Energy infrastructure group Wood has seen its orderbook swell to $7.7bn in the past six months, while revenue has taken a tumble.
Shares had slipped 0.64 per cent to 232.1p per share, following the announcement.
Revenue sank 22.9 per cent in its interim results for the six months to 30 June, which the group put down the impact of Covid-19 and a $74m reduction in revenue from disposed businesses.
The London-listed group posted $3.15bn in revenue, down from $4.08bn in the same period last year.

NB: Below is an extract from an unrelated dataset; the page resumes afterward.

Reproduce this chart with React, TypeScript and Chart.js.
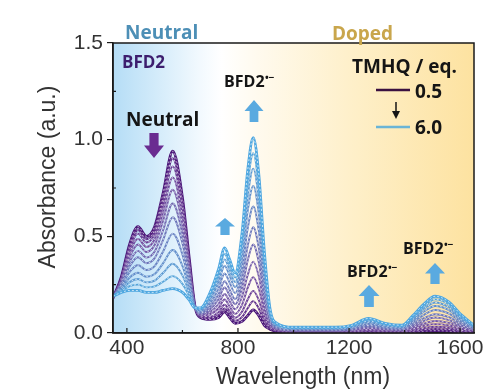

Meanwhile, its operating profit lifted slightly by three per cent to $68m.
Despite the minimal growth, Wood boss Robin Watson hailed “improving momentum” in its second quarter trading.
“Trading momentum and good growth in our order book, which is up circa 18 per cent year-to-date, underpin our confidence in delivering a stronger second half which will reflect a return to growth compared to both H1 2021 and H2 2020.”
The group’s order book in June hit a valuation of $7.7bn, while the group keeps up its pivot towards more sustainable practices in the UK’s transition to net zero.
Just days ago Wood was on the receiving end of a landmark green-transition loan, backed by the government and UK Export Finance, worth £430m.
Investment manager at Brewin Dolphin, Stuart Lamont, said although revenue is down, “growth looks set to be on the agenda for the next six months”.
Lamont added that, “Today’s update from Wood shows the company is on a positive path towards recovering from the impacts of Covid-19 with long-term contracts being renewed and continuing momentum for the consulting division.
“Although there was a modest rise in debt levels this is expected to fall in the second half as weaker projects are offset by higher margins in consulting and growth in operations.”